Cohen Warns Indonesia to Either Disarm Militia or Face IsolationBy Richard C. Paddock
LOS ANGELES TIMES -- JAKARTA, Indonesia
U.S. Defense Secretary William S. Cohen urged Indonesia on Monday to take quick action to disarm and disband militia gangs in West Timor or face isolation by the international community.
After meeting with President Abdurrahman Wahid and other top officials, Cohen said Indonesia must prove by its actions that it will combat the ruthless paramilitary gangs responsible for killing three U.N. workers, including an American, earlier this month.
“Indonesia faces a momentous decision: whether to build a fair, just society under the rule of law or to allow unpunished violence to explode the dream of democracy, stability, unity and prosperity,” the secretary said.
A series of politically targeted killings and bombings has heightened instability in the vast island nation and made it apparent that Wahid, a frail Muslim cleric, has little control over the military or its alter ego, the militias.
Many Indonesians fear that elements within the military and supporters of ousted dictator Suharto are mounting a campaign of violence -- including the slaying of the U.N. aid workers -- in a bid to undermine Wahid and return to power.
After the three U.N. staffers were hacked to death by militia members Sept. 6, the U.N. Security Council passed a resolution insisting that Indonesia disband the militias and arrest and prosecute those who carried out the killings.
So far, Indonesia has made no progress in bringing the gangs to heel or in arresting the culprits.

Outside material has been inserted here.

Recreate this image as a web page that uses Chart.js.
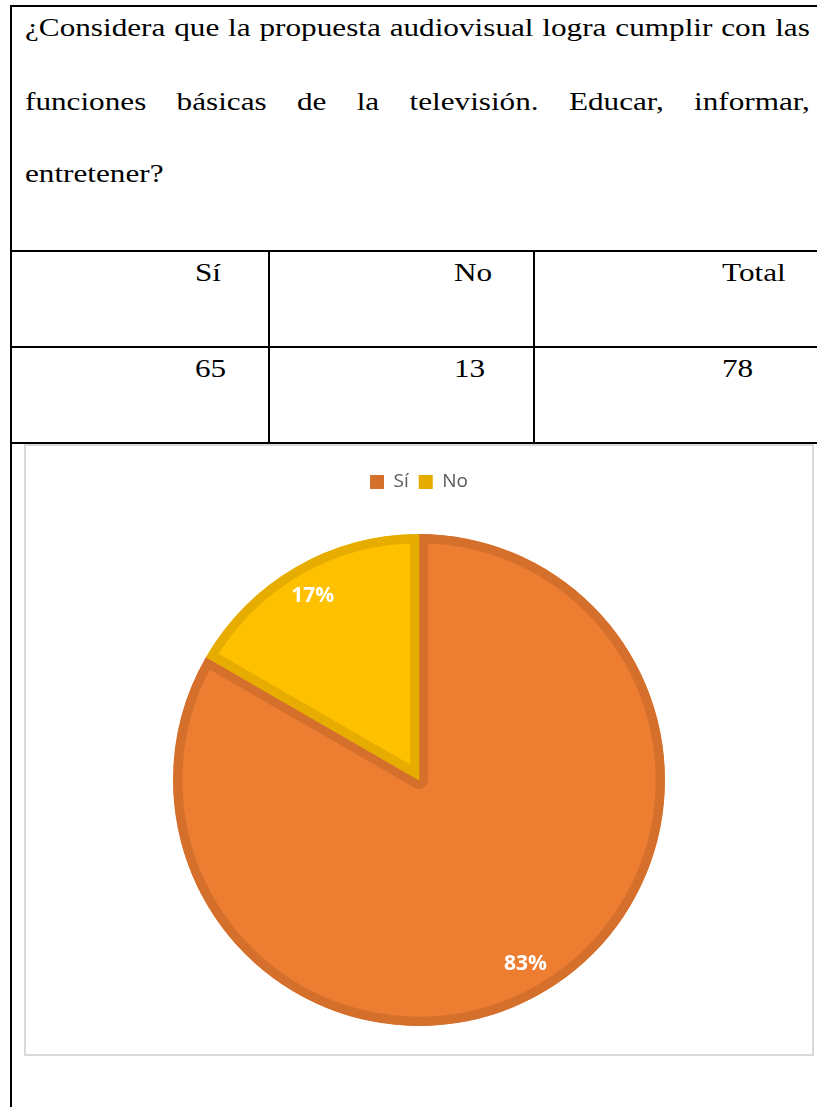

In comments that startled and angered Western diplomats last week, Wahid’s new defense minister, Mohammad Mahfud, suggested that the U.N. workers were killed in a plot masterminded by Australian spies. Indonesian officials also said they would not meet with a U.N. Security Council delegation scheduled to visit Indonesia to discuss implementation of the resolution.
Cohen, who arrived in Indonesia on Sunday, said he had been asked by President Clinton to highlight the issue of Indonesia’s “disappointing response” to the slayings.

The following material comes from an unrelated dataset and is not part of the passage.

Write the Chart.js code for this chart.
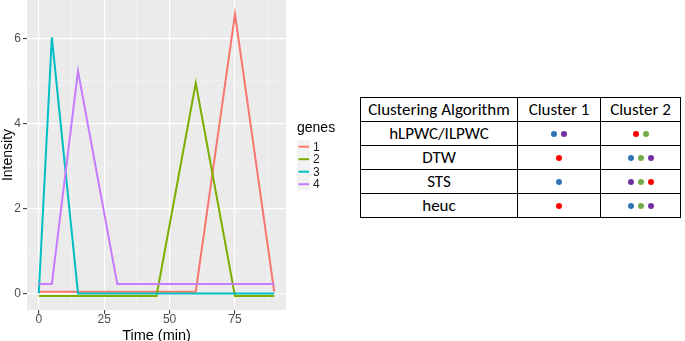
<!DOCTYPE html>
<html><head><meta charset="utf-8">
<script src="https://cdn.jsdelivr.net/npm/chart.js@4"></script>
<style>
html,body{margin:0;padding:0;background:#fff;width:685px;height:341px;overflow:hidden;position:relative;}
#c{position:absolute;left:0;top:0;}
table{position:absolute;left:360px;top:97px;border-collapse:collapse;table-layout:fixed;font-family:Carlito,Lato,"Open Sans",sans-serif;font-size:17px;color:#000;}
td,th{border:1px solid #000;padding:0;text-align:center;height:23px;font-weight:normal;line-height:18px;white-space:nowrap;}
.dot{display:inline-block;width:6px;height:6px;border-radius:50%;margin:0 2px;vertical-align:middle;}
</style></head><body>
<canvas id="c" width="360" height="345"></canvas>
<table id="t"></table>
<script>
// ---- chart data ----
const times = [0, 5, 15, 30, 45, 60, 75, 90];
const gene1 = [0.05, 0.05, 0.05, 0.05, 0.05, 0.05, 6.57, 0.05];
const gene2 = [-0.05, -0.05, -0.05, -0.05, -0.05, 4.95, -0.05, -0.05];
const gene3 = [0.01, 6.02, 0.01, 0.01, 0.01, 0.01, 0.01, 0.01];
const gene4 = [0.23, 0.23, 5.23, 0.23, 0.23, 0.23, 0.23, 0.23];
const geneNames = ['1', '2', '3', '4'];
const geneColors = ['#F8766D', '#7CAE00', '#00BFC4', '#C77CFF'];
const xMajor = [0, 25, 50, 75];
const xMinor = [12.5, 37.5, 62.5, 87.5];
const yMajor = [0, 2, 4, 6];
const yMinor = [1, 3, 5];

// ---- table data ----
const tableHeader = ['Clustering Algorithm', 'Cluster 1', 'Cluster 2'];
const algorithms = ['hLPWC/ILPWC', 'DTW', 'STS', 'heuc'];
const cluster1 = [['blue', 'purple'], ['red'], ['blue'], ['red']];
const cluster2 = [['red', 'green'], ['blue', 'green', 'purple'], ['purple', 'green', 'red'], ['blue', 'green', 'purple']];
const dotColors = {red: '#FF0000', green: '#70AD47', blue: '#2E75B6', purple: '#7030A0'};

// build table
const t = document.getElementById('t');
const colW = [157, 83, 80];
let html = '<colgroup>' + colW.map(w => `<col style="width:${w}px">`).join('') + '</colgroup>';
html += '<tr>' + tableHeader.map(h => `<th>${h}</th>`).join('') + '</tr>';
const dots = arr => arr.map(c => `<span class="dot" style="background:${dotColors[c]}"></span>`).join('');
algorithms.forEach((a, i) => {
  html += `<tr><td>${a}</td><td>${dots(cluster1[i])}</td><td>${dots(cluster2[i])}</td></tr>`;
});
t.innerHTML = html;

// ---- chart ----
const series = [gene1, gene2, gene3, gene4];
const datasets = series.map((s, i) => ({
  label: geneNames[i],
  data: times.map((x, j) => ({x: x, y: s[j]})),
  borderColor: geneColors[i],
  backgroundColor: geneColors[i],
  borderWidth: 2,
  pointRadius: 0,
  tension: 0,
  order: series.length - 1 - i
}));

const panelBg = {
  id: 'panelBg',
  beforeDraw(chart) {
    const {ctx, chartArea: a} = chart;
    ctx.save();
    ctx.fillStyle = '#EBEBEB';
    ctx.fillRect(a.left, a.top, a.right - a.left, a.bottom - a.top);
    ctx.restore();
  }
};

const legendPlugin = {
  id: 'ggLegend',
  afterDraw(chart) {
    const ctx = chart.ctx;
    ctx.save();
    ctx.fillStyle = '#000';
    ctx.font = '14px "Liberation Sans", Arial, sans-serif';
    ctx.textBaseline = 'middle';
    ctx.textAlign = 'left';
    ctx.fillText('genes', 297, 128);
    const y0 = 146.7, dy = 12.5;
    geneNames.forEach((n, i) => {
      const y = y0 + i * dy;
      ctx.fillStyle = '#F2F2F2';
      ctx.fillRect(297, y - dy / 2, 13, dy);
      ctx.strokeStyle = geneColors[i];
      ctx.lineWidth = 2;
      ctx.beginPath();
      ctx.moveTo(298.5, y);
      ctx.lineTo(309, y);
      ctx.stroke();
      ctx.fillStyle = '#1a1a1a';
      ctx.font = '12px "Liberation Sans", Arial, sans-serif';
      ctx.fillText(n, 313, y + 0.5);
    });
    ctx.restore();
  }
};

const isMinor = (list, v) => list.includes(v);

new Chart(document.getElementById('c'), {
  type: 'line',
  data: {datasets},
  plugins: [panelBg, legendPlugin],
  options: {
    responsive: false,
    animation: false,
    events: [],
    layout: {padding: {left: 0, right: 74, top: 0, bottom: 0}},
    plugins: {legend: {display: false}, tooltip: {enabled: false}},
    scales: {
      x: {
        type: 'linear',
        min: -4.5, max: 94.5,
        afterBuildTicks: s => { s.ticks = [...xMajor, ...xMinor].sort((a, b) => a - b).map(v => ({value: v})); },
        afterFit: s => { s.height = 35; s.paddingLeft = 0; s.paddingRight = 0; },
        border: {display: false},
        grid: {
          color: c => isMinor(xMinor, c.tick && c.tick.value) ? '#F4F4F4' : '#FFFFFF',
          lineWidth: c => isMinor(xMinor, c.tick && c.tick.value) ? 0.7 : 1.2,
          tickColor: c => isMinor(xMinor, c.tick && c.tick.value) ? 'rgba(0,0,0,0)' : '#333333',
          tickLength: 4,
          tickWidth: 1
        },
        ticks: {
          autoSkip: false, maxRotation: 0, padding: -2,
          color: '#4D4D4D',
          font: {family: '"Liberation Sans", Arial, sans-serif', size: 12},
          callback: v => xMajor.includes(v) ? String(v) : ''
        },
        title: {
          display: true, text: 'Time (min)', color: '#000',
          font: {family: '"Liberation Sans", Arial, sans-serif', size: 14.5},
          padding: 0
        }
      },
      y: {
        type: 'linear',
        min: -0.38, max: 6.9,
        afterBuildTicks: s => { s.ticks = [...yMajor, ...yMinor].sort((a, b) => a - b).map(v => ({value: v})); },
        afterFit: s => { s.width = 27; s.paddingTop = 0; s.paddingBottom = 0; },
        border: {display: false},
        grid: {
          color: c => isMinor(yMinor, c.tick && c.tick.value) ? '#F4F4F4' : '#FFFFFF',
          lineWidth: c => isMinor(yMinor, c.tick && c.tick.value) ? 0.7 : 1.2,
          tickColor: c => isMinor(yMinor, c.tick && c.tick.value) ? 'rgba(0,0,0,0)' : '#333333',
          tickLength: 4,
          tickWidth: 1
        },
        ticks: {
          autoSkip: false, padding: 2,
          color: '#4D4D4D',
          font: {family: '"Liberation Sans", Arial, sans-serif', size: 12},
          callback: v => yMajor.includes(v) ? String(v) : ''
        },
        title: {
          display: true, text: 'Intensity', color: '#000',
          font: {family: '"Liberation Sans", Arial, sans-serif', size: 14},
          padding: 0
        }
      }
    }
  }
});
</script>
</body></html>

Failure to rein in the militias, he said, “could jeopardize continued economic assistance to Indonesia.” The government in Jakarta, the Indonesian capital, has received many billions of dollars in aid from international lenders and is counting on continued financial help.

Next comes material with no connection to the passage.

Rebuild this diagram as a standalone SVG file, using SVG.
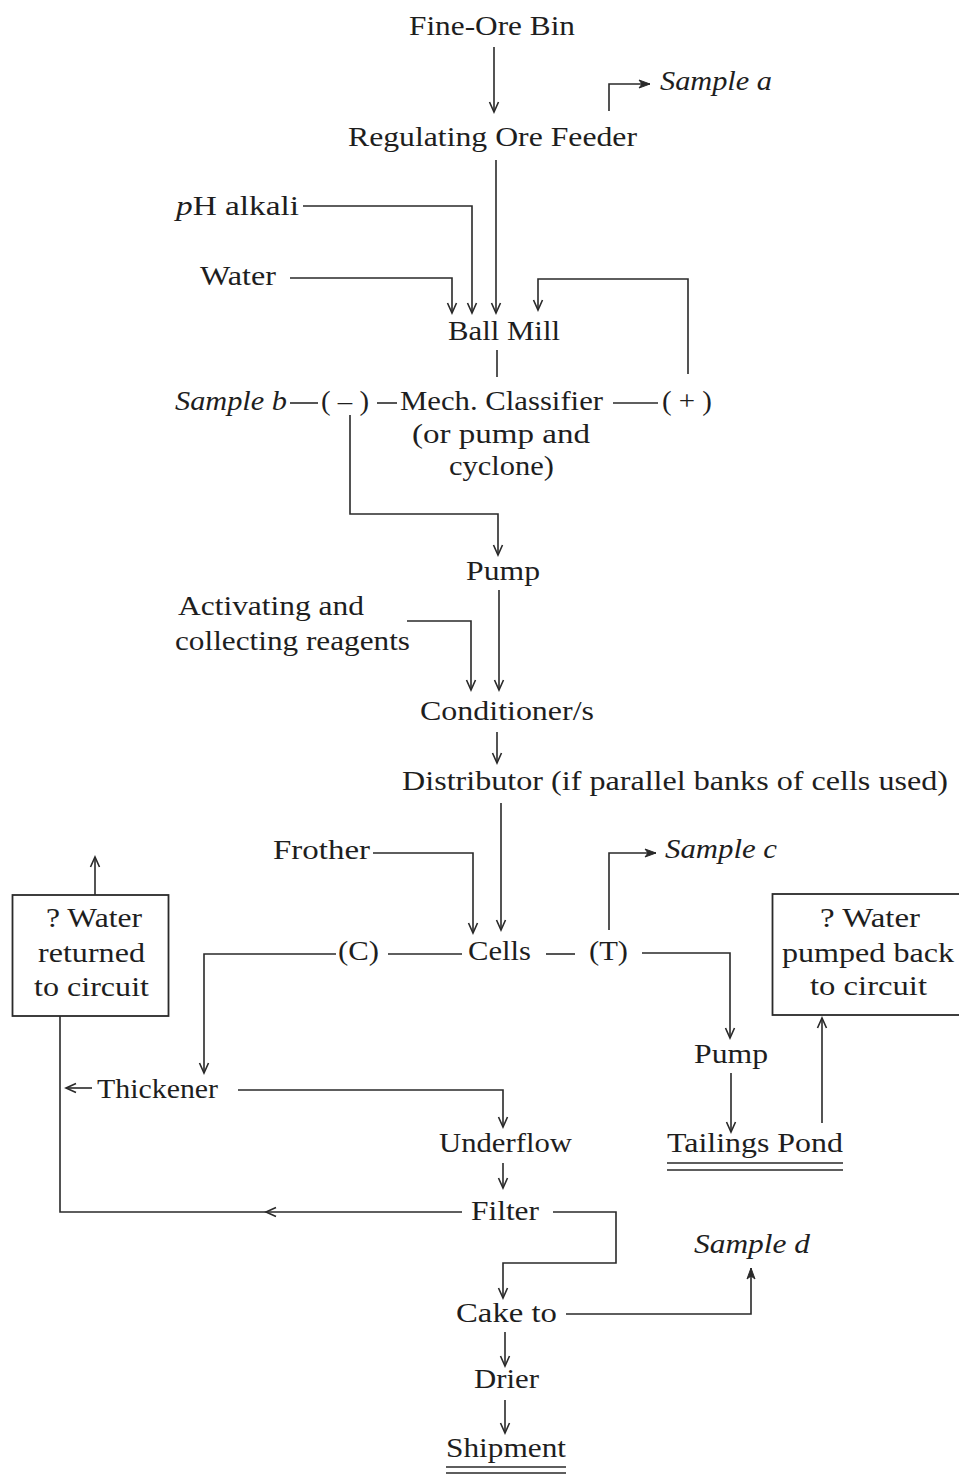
<svg xmlns="http://www.w3.org/2000/svg" width="959" height="1475" viewBox="0 0 959 1475">
<style>
text{font-family:'Liberation Serif',serif;font-size:28px;fill:#1e1e1e}
.it{font-style:italic}
.ln{fill:none;stroke:#2a2a2a;stroke-width:1.6}
.a{marker-end:url(#arr)}
.af{marker-end:url(#arrf)}
.box{fill:none;stroke:#2a2a2a;stroke-width:1.8}
</style>
<defs>
<marker id="arr" markerUnits="userSpaceOnUse" markerWidth="12" markerHeight="10" refX="11" refY="5" orient="auto" overflow="visible">
<path d="M1,0.5 L11,5 L1,9.5" fill="none" stroke="#2a2a2a" stroke-width="1.6"/>
</marker>
<marker id="arrf" markerUnits="userSpaceOnUse" markerWidth="12" markerHeight="10" refX="11" refY="5" orient="auto" overflow="visible">
<path d="M0,1 L11,5 L0,9 L3,5 Z" fill="#2a2a2a" stroke="#2a2a2a" stroke-width="1"/>
</marker>
</defs>

<g id="connectors">
<path class="ln a" d="M494,47 L494,112"/>
<path class="ln af" d="M609,111 L609,84 L650,84"/>
<path class="ln a" d="M496,160 L496,313"/>
<path class="ln a" d="M303,206 L472,206 L472,313"/>
<path class="ln a" d="M290,278 L452,278 L452,313"/>
<path class="ln a" d="M688,374 L688,279 L538,279 L538,310"/>
<path class="ln" d="M497,350 L497,377"/>
<path class="ln" d="M290,403 L318,403"/>
<path class="ln" d="M377,403 L397,403"/>
<path class="ln" d="M613,403 L658,403"/>
<path class="ln a" d="M350,415 L350,514 L498,514 L498,555"/>
<path class="ln a" d="M499,590 L499,690"/>
<path class="ln a" d="M407,621 L471,621 L471,690"/>
<path class="ln a" d="M497,732 L497,763"/>
<path class="ln a" d="M501,803 L501,930"/>
<path class="ln a" d="M373,853 L473,853 L473,933"/>
<path class="ln af" d="M609,930 L609,853 L656,853"/>
<path class="ln a" d="M336,954 L204,954 L204,1073"/>
<path class="ln" d="M388,954 L462,954"/>
<path class="ln" d="M546,954 L575,954"/>
<path class="ln a" d="M642,953 L730,953 L730,1038"/>
<path class="ln a" d="M731,1073 L731,1132"/>
<path class="ln a" d="M822,1123 L822,1018"/>
<path class="ln a" d="M95,895 L95,857"/>
<path class="ln a" d="M462,1212 L266,1212"/>
<path class="ln" d="M268,1212 L60,1212 L60,1016"/>
<path class="ln a" d="M92,1088 L66,1088"/>
<path class="ln a" d="M238,1090 L503,1090 L503,1127"/>
<path class="ln a" d="M503,1163 L503,1188"/>
<path class="ln a" d="M553,1212 L616,1212 L616,1263 L503,1263 L503,1298"/>
<path class="ln af" d="M566,1314 L751,1314 L751,1268"/>
<path class="ln a" d="M505,1332 L505,1366"/>
<path class="ln a" d="M505,1400 L505,1433"/>
</g>

<g font-family="Liberation Serif, serif">
<g id="fine-ore-bin"><text x="409" y="35" textLength="166" lengthAdjust="spacingAndGlyphs">Fine-Ore Bin</text></g>
<g id="sample-a"><text class="it" x="660" y="90" textLength="112" lengthAdjust="spacingAndGlyphs">Sample a</text></g>
<g id="regulating-ore-feeder"><text x="348" y="146" textLength="289" lengthAdjust="spacingAndGlyphs">Regulating Ore Feeder</text></g>
<g id="ph-alkali"><text x="176" y="215" textLength="123" lengthAdjust="spacingAndGlyphs"><tspan class="it">p</tspan>H alkali</text></g>
<g id="water"><text x="200" y="285" textLength="76" lengthAdjust="spacingAndGlyphs">Water</text></g>
<g id="ball-mill"><text x="448" y="340" textLength="112" lengthAdjust="spacingAndGlyphs">Ball Mill</text></g>
<g id="sample-b"><text class="it" x="175" y="410" textLength="112" lengthAdjust="spacingAndGlyphs">Sample b</text></g>
<g id="fines"><text x="321" y="410" textLength="48" lengthAdjust="spacingAndGlyphs">( – )</text></g>
<g id="classifier">
<text x="400" y="410" textLength="203" lengthAdjust="spacingAndGlyphs">Mech. Classifier</text>
<text x="412" y="443" textLength="178" lengthAdjust="spacingAndGlyphs">(or pump and</text>
<text x="449" y="475" textLength="105" lengthAdjust="spacingAndGlyphs">cyclone)</text>
</g>
<g id="coarse"><text x="662" y="410" textLength="50" lengthAdjust="spacingAndGlyphs">( + )</text></g>
<g id="pump-1"><text x="466" y="580" textLength="74" lengthAdjust="spacingAndGlyphs">Pump</text></g>
<g id="reagents">
<text x="178" y="615" textLength="186" lengthAdjust="spacingAndGlyphs">Activating and</text>
<text x="175" y="650" textLength="235" lengthAdjust="spacingAndGlyphs">collecting reagents</text>
</g>
<g id="conditioner"><text x="420" y="720" textLength="174" lengthAdjust="spacingAndGlyphs">Conditioner/s</text></g>
<g id="distributor"><text x="402" y="790" textLength="546" lengthAdjust="spacingAndGlyphs">Distributor (if parallel banks of cells used)</text></g>
<g id="frother"><text x="273" y="859" textLength="97" lengthAdjust="spacingAndGlyphs">Frother</text></g>
<g id="sample-c"><text class="it" x="665" y="858" textLength="112" lengthAdjust="spacingAndGlyphs">Sample c</text></g>
<g id="water-returned">
<rect class="box" x="12.5" y="895" width="156" height="121"/>
<text x="46" y="927" textLength="96" lengthAdjust="spacingAndGlyphs">? Water</text>
<text x="38" y="962" textLength="107" lengthAdjust="spacingAndGlyphs">returned</text>
<text x="34" y="996" textLength="115" lengthAdjust="spacingAndGlyphs">to circuit</text>
</g>
<g id="concentrate"><text x="338" y="960" textLength="41" lengthAdjust="spacingAndGlyphs">(C)</text></g>
<g id="cells"><text x="468" y="960" textLength="63" lengthAdjust="spacingAndGlyphs">Cells</text></g>
<g id="tailings"><text x="589" y="960" textLength="39" lengthAdjust="spacingAndGlyphs">(T)</text></g>
<g id="water-pumped-back">
<rect class="box" x="772.5" y="894" width="200" height="121"/>
<text x="820" y="927" textLength="100" lengthAdjust="spacingAndGlyphs">? Water</text>
<text x="782" y="962" textLength="172" lengthAdjust="spacingAndGlyphs">pumped back</text>
<text x="810" y="995" textLength="117" lengthAdjust="spacingAndGlyphs">to circuit</text>
</g>
<g id="pump-2"><text x="694" y="1063" textLength="74" lengthAdjust="spacingAndGlyphs">Pump</text></g>
<g id="thickener"><text x="97" y="1098" textLength="121" lengthAdjust="spacingAndGlyphs">Thickener</text></g>
<g id="underflow"><text x="439" y="1152" textLength="133" lengthAdjust="spacingAndGlyphs">Underflow</text></g>
<g id="tailings-pond">
<text x="667" y="1152" textLength="176" lengthAdjust="spacingAndGlyphs">Tailings Pond</text>
<path class="ln" d="M667,1163 L843,1163 M667,1170 L843,1170"/>
</g>
<g id="filter"><text x="471" y="1220" textLength="68" lengthAdjust="spacingAndGlyphs">Filter</text></g>
<g id="sample-d"><text class="it" x="694" y="1253" textLength="116" lengthAdjust="spacingAndGlyphs">Sample d</text></g>
<g id="cake"><text x="456" y="1322" textLength="101" lengthAdjust="spacingAndGlyphs">Cake to</text></g>
<g id="drier"><text x="474" y="1388" textLength="65" lengthAdjust="spacingAndGlyphs">Drier</text></g>
<g id="shipment">
<text x="446" y="1457" textLength="120" lengthAdjust="spacingAndGlyphs">Shipment</text>
<path class="ln" d="M446,1467 L566,1467 M446,1473 L566,1473"/>
</g>
</g>
</svg>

The issue for Wahid is not whether he wants to control the militias, it is whether he can.
Under Suharto, the military was primarily a tool for controlling the civilian population and was known for its brutality. Last year, the army created militias in East Timor to intimidate the population into voting against independence in a U.N.-sponsored ballot. When the populace voted to secede from Indonesia anyway, the militias massacred hundreds of people and razed much of the province.
The militia members fled from U.N. peacekeeping troops to West Timor, where they have lived under the protection of the Indonesian army in camps alongside hundreds of thousands of refugees. Indonesia has not convicted anyone in the East Timor killings.
Many people suspect that the military played a part in last week’s car bombing of the Jakarta Stock Exchange, which killed 15 people. The blast, which was caused by military-style plastic explosives, was widely interpreted as a warning to the government not to proceed with the corruption trial of Suharto, now 79 and in poor health.